Block’s series are also present in this 83-story “skyscraper” of a collection. Bernie Rhodenbarr, the bookseller burglar, steals books from the rich and undeserving. Martin Ehrengraf defends the guilty. In “Answers to Soldier,” Block’s stone cold Keller’s heart seems to melt for the mob accountant he has been hired to kill, but more so for the city his target has relocated to—Roseburg, Oregon. “Every place you go,” Keller’s dispatcher Dot says, “ you want to live there.” Any warmth Keller shows in these stories, any movement of his soul, is deception.

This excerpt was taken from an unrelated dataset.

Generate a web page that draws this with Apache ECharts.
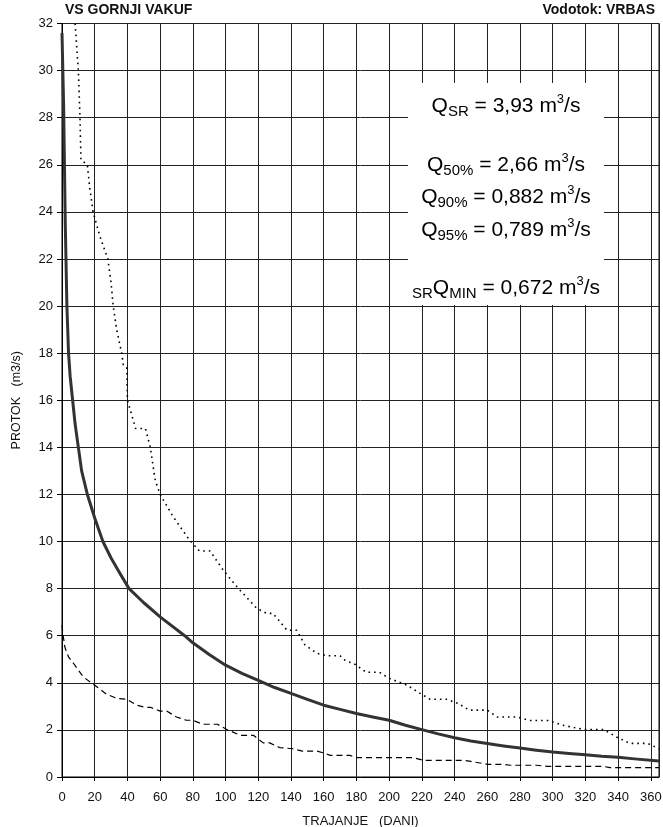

Like most of Block’s heroes, these are men whose truth is only evident in their actions, never their hearts. Only Matthew Scudder—his recovering alcoholic PI—is allowed to live without duplicity. In the remarkable “Batman’s Helpers,” Scudder has joined a crew of men hired to seize counterfeit Batman merchandise from street vendors. Between the petty harassment of immigrant merchants and the startling realization that it would have been cheaper for the good people of DC Comics and Sony Pictures to buy the wholesalers out rather than shakedown relative innocents, Block portrays corporate stupidity, easy brutality and the power of saying no. Not every story in Enough Rope deserve re-reading, but some—“Batman’s Helpers,” most notably—move a simple crime story into the realm of literature and give back much more than they ask.